The FPP was largely unsuccessful as a political party. Fontaine ran a credible campaign in the vast northern constituency of Rupertsland, but nonetheless finished in fourth place with 541 votes. Una Truscott received 262 votes in the Winnipeg constituency of Broadway, while Lyle Morrisseau received 105 votes in neighbouring Point Douglas. The NDP won all three constituencies.

In the middle of the campaign, two candidates from a separate party called Independent Native Voice also joined the FPP: Nelson Contois and his daughter Carey Contois. Three years later, allegations arose that the Contois candidacies were sponsored by Progressive Conservative Party organizers to encourage vote-splitting with the NDP. The FPP was not implicated in this scandal.

The First Peoples Party dissolved after the 1995 election. Fontaine subsequently rejoined the Liberals, and ran for the leadership of that party in 1998. He was defeated by Jon Gerrard.

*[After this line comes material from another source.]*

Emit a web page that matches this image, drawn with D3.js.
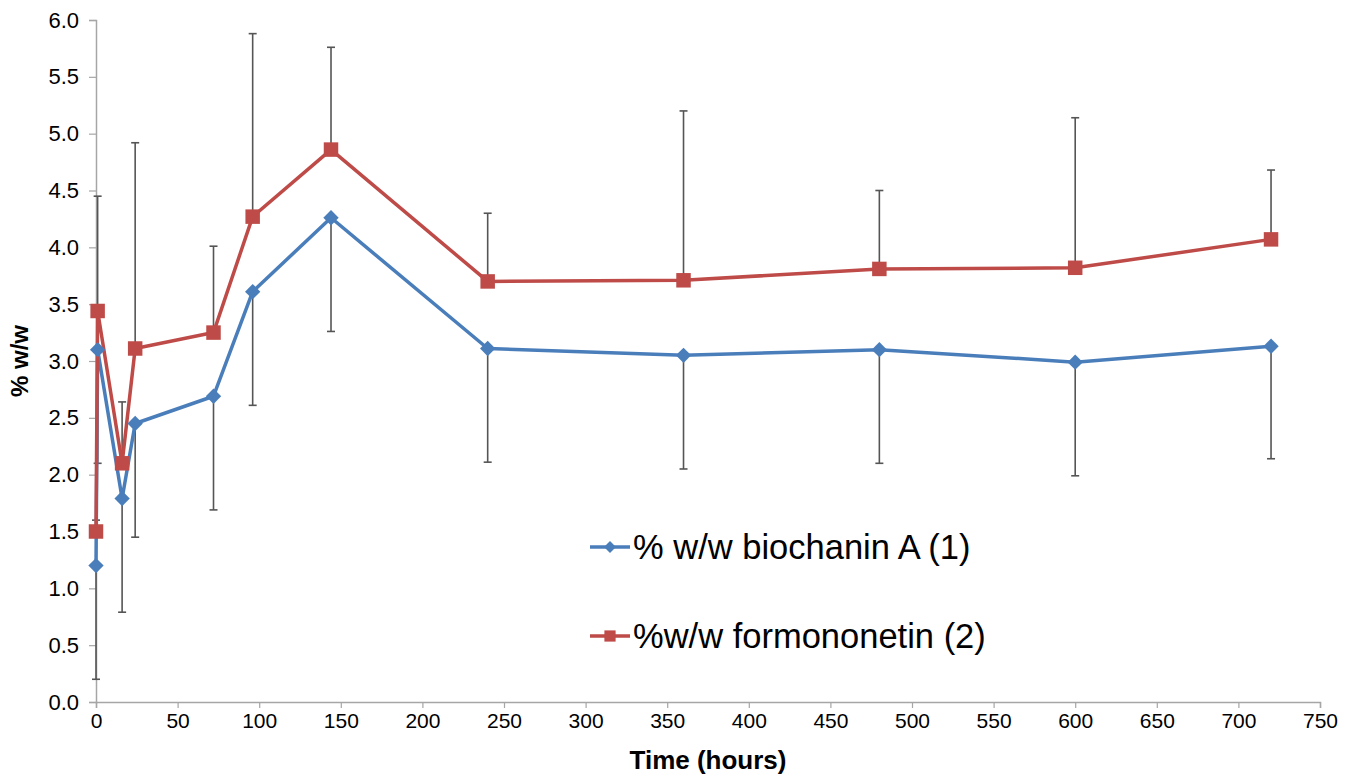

In 2000, a separate First Peoples Party was founded in British Columbia under the leadership of Don Moss. This was later renamed as the All Nations Party of British Columbia. A federal First Peoples National Party of Canada was established in 2005, based in part on the FPP.

==Election results==

| Election | # of candidates nominated | # of seats won | # of total votes | % of popular vote | % in seats contested |
| 1995 | 3 | 0 | 908 | | 5.72 |

If the Contois candidacies are included, the figures become:

| Election | # of candidates nominated | # of seats won | # of total votes | % of popular vote | % in seats contested |
| 1995 | 5 | 0 | 1,137 | | 3.32 |

==FPP candidates==

===Una Truscott (Broadway)===

Truscott was the first candidate nominated for the FPP. She was a 28-year-old university student at the time of the election, and her campaign focused on sustainable development and the environment. She received 262 votes (4.01%), finishing fourth in a field of four candidates. The winner was Conrad Santos of the New Democratic Party.

Truscott later worked as the Aboriginal Public Administration Program Intern for the Office of the Children's Advocate of Manitoba, and became the Aboriginal Cultural and Spiritual Liaison at the St. Amant Centre.

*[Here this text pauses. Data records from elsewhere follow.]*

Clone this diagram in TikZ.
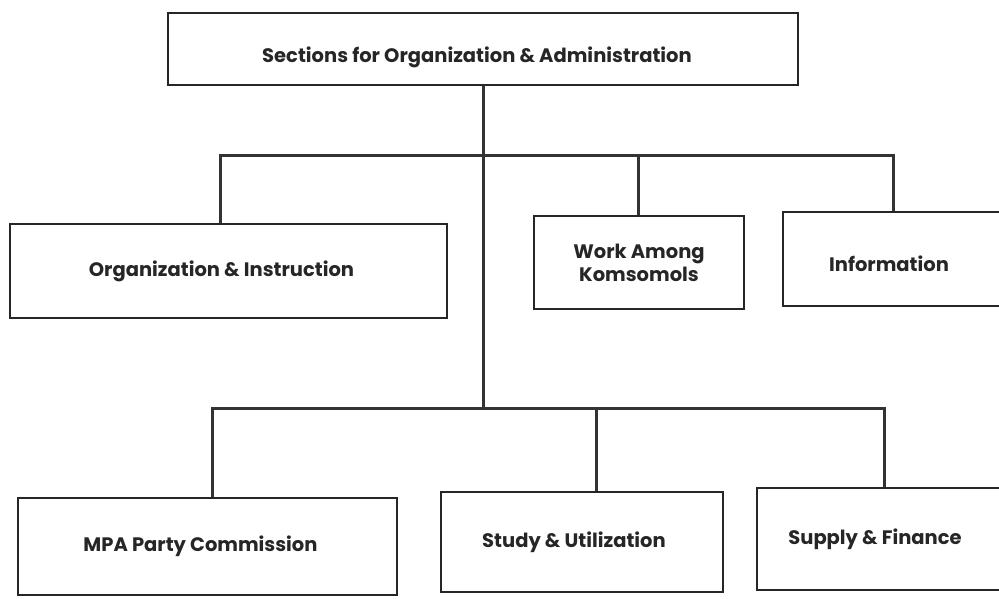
\documentclass[tikz,border=0pt]{standalone}
\usepackage{fontspec}
\setmainfont{Poppins}
\begin{document}
\begin{tikzpicture}[x=1pt,y=-1pt,
  box/.style={draw=black!85, line width=2.4pt, rectangle, inner sep=0pt,
    align=center, font=\bfseries\fontsize{19.5}{23}\selectfont, text=black!85},
  conn/.style={draw=black!80, line width=3pt}]
\useasboundingbox (0,0) rectangle (999,598);
\begin{scope}
\clip (0,0) rectangle (999,598);
% boxes
\node[box, minimum width=630pt, minimum height=72pt] (top) at (483,49)
  {\hspace*{-12pt}\raisebox{-13pt}[0pt][0pt]{Sections for Organization \& Administration}};
\node[box, minimum width=437pt, minimum height=94pt] (org) at (228.5,271)
  {\hspace*{-14pt}Organization \& Instruction};
\node[box, minimum width=210pt, minimum height=93pt] (work) at (639,262.5)
  {Work Among\\Komsomols};
\node[box, minimum width=230pt, minimum height=94pt] (info) at (898,259)
  {\hspace*{-18pt}\raisebox{-12pt}[0pt][0pt]{Information}};
\node[box, minimum width=379pt, minimum height=97pt] (mpa) at (207.5,546.5)
  {\hspace*{-14pt}MPA Party Commission};
\node[box, minimum width=282pt, minimum height=100pt] (study) at (582,542)
  {\hspace*{-16pt}Study \& Utilization};
\node[box, minimum width=248pt, minimum height=102pt] (supply) at (881,539)
  {\hspace*{-12pt}Supply \& Finance};
% bus coordinates
\coordinate (u1) at (220,155);
\coordinate (u2) at (638,155);
\coordinate (u3) at (893,155);
\coordinate (l1) at (212,408);
\coordinate (l2) at (596,408);
\coordinate (l3) at (884,408);
% connectors
\draw[conn] (top.south) -- (top.south |- l1);
\draw[conn] (org.north -| u1) -- (u1) -- (u3) -- (info.north -| u3);
\draw[conn] (work.north -| u2) -- (u2);
\draw[conn] (mpa.north -| l1) -- (l1) -- (l3) -- (supply.north -| l3);
\draw[conn] (study.north -| l2) -- (l2);
\end{scope}
\end{tikzpicture}
\end{document}
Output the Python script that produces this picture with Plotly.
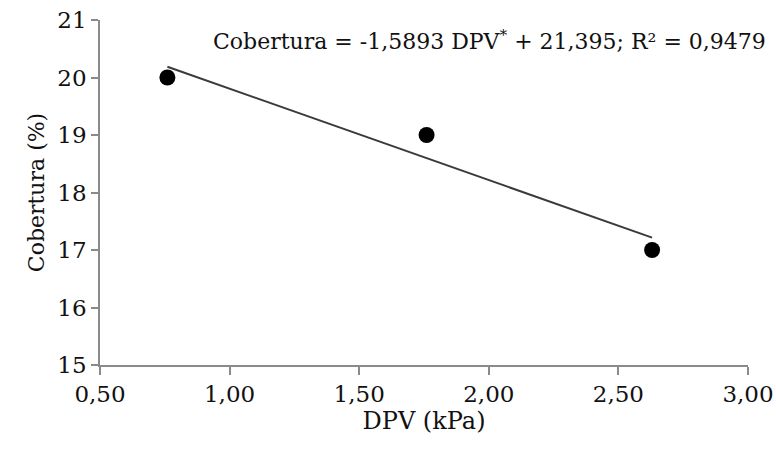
import plotly.graph_objects as go

# Data
dpv = [0.76, 1.76, 2.63]          # DPV (kPa)
cobertura = [20, 19, 17]          # Cobertura (%)
slope = -1.5893
intercept = 21.395
r2 = 0.9479

x_ticks = [0.5, 1.0, 1.5, 2.0, 2.5, 3.0]
y_ticks = [15, 16, 17, 18, 19, 20, 21]

trend_x = [min(dpv), max(dpv)]
trend_y = [slope * v + intercept for v in trend_x]

FONT = "DejaVu Serif"
AXIS_GRAY = "#8a8a8a"
TXT = "#111111"

L, R, T, B, W, H = 100, 28, 20, 89, 776, 454
pw, ph = W - L - R, H - T - B

fig = go.Figure()
fig.add_trace(go.Scatter(x=trend_x, y=trend_y, mode="lines",
                         line=dict(color="#3a3a3a", width=2), showlegend=False,
                         hoverinfo="skip"))
fig.add_trace(go.Scatter(x=dpv, y=cobertura, mode="markers",
                         marker=dict(color="black", size=16, symbol="circle"),
                         showlegend=False))

fig.add_annotation(
    x=(489 - L) / pw, y=(H - B - 40) / ph, xref="paper", yref="paper", showarrow=False,
    text="Cobertura = -1,5893 DPV<sup>*</sup> + 21,395; R² = 0,9479",
    font=dict(family=FONT, size=22, color=TXT),
    xanchor="center", yanchor="middle",
)

fig.update_layout(
    width=W, height=H,
    margin=dict(l=L, r=R, t=T, b=B),
    paper_bgcolor="white", plot_bgcolor="white",
    separators=",.",
    font=dict(family=FONT, size=23, color=TXT),
    xaxis=dict(
        range=[0.5, 3.0], tickvals=x_ticks, tickformat=".2f",
        showline=True, linecolor=AXIS_GRAY, linewidth=1.5,
        ticks="outside", ticklen=8, tickcolor=AXIS_GRAY, tickwidth=1.5,
        showgrid=False, zeroline=False,
        tickfont=dict(family=FONT, size=23, color=TXT),
        title=dict(text="DPV (kPa)", font=dict(family=FONT, size=24, color=TXT), standoff=4),
        automargin=False,
    ),
    yaxis=dict(
        range=[15, 21], tickvals=y_ticks,
        showline=True, linecolor=AXIS_GRAY, linewidth=1.5,
        ticks="outside", ticklen=7, tickcolor=AXIS_GRAY, tickwidth=1.5,
        showgrid=False, zeroline=False,
        tickfont=dict(family=FONT, size=23, color=TXT),
        title=dict(text="Cobertura (%)", font=dict(family=FONT, size=22, color=TXT), standoff=7),
        automargin=False,
    ),
)

fig.write_html("out.html")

===Lyle Morrisseau (Point Douglas)===

Morrisseau is a member of the Sagkeeng First Nation, and also holds the name Kah Kimi Watha Pimi Whata (Day Walker). He served on the student council of the Saskatchewan Indian Federated College in the early 1990s. In January 1994, he was a spokesman for the 1992 Committee Supporting 500 Years of Indigenous Resistance at an anti-North American Free Trade Agreement (NAFTA) rally in Winnipeg. Morrisseau endorsed the actions of indigenous rebels in the Mexican state of Chiapas, and drew parallels between the conditions of aboriginal people in Mexico, Canada and the United States.

He received 105 votes (2.14%) in the 1995 election, finishing fourth against New Democratic Party candidate George Hickes. Soon after the election, Morrisseau participated in a protest by the Nuxalk nation in British Columbia against local logging activities as a representative of the First Nations Environmental Network.

Morrisseau remained active with environmental issues after 1995. In 1997, he spoke out against the burial of nuclear waste on aboriginal land.

In 2000, Morrisseau and Royal Canadian Mounted Police (RCMP) officer Ron MacRae used CPR to revive a trucker whom witnessed initially believed was dead at the scene of an accident. The newspaper report of this incident listed Morrisseau as living in Fort Alexander, Manitoba.

===Jerry Fontaine (Rupertsland)===

Fontaine received 541 votes (12.22%), finishing fourth against NDP candidate Eric Robinson.

==Footnotes==

All electoral information is taken from Elections Manitoba.